I agree. What I meant is, like you said, that her inner choices are complex. It’s mainly based on emotional feelings that they can’t even explain. Then they come up with all kinds of rational justifications to try to explain. I don’t believe most of what they say. I think, for myself, that achieving empathy has to be based on something a little more substantial and not on illusions. So I try to understand the pains she felt during the M whether it’s due to my behaviour or not. And I also feel for her current pain and confusion. But I don’t believe the rational they give to justify what they did (do).

The proof is that we can’t debate rationally with them. They’ll either run away, get angry, or will just change their story and come up with other justifications. And usually, they have no issue lying and denying facts. They will twist anything to proove what they want to do, and what they want to do is based on a feeling.

Their brain acts like a lawyer who is trying to defend someone guilty by looking for any arguments that can proove his case. If the other lawyer dismantles his argument, he’ll just look for new ones.

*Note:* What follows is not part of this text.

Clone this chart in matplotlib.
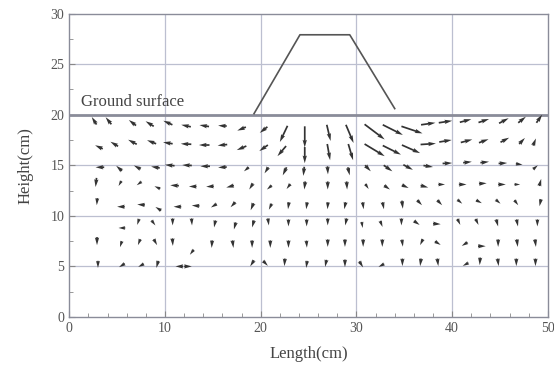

My main concern (for me and other LBSs) is falling for the trap of believing that what the WAS/WW did was justifiable and ok. And then starting to doubt our beliefs about M and commitment. Unfortunately, modern society with its extremism in liberalism wants us to believe that everything is relative that there are no absolute right and wrong, and then that every act can be justified by an individual’s liberty.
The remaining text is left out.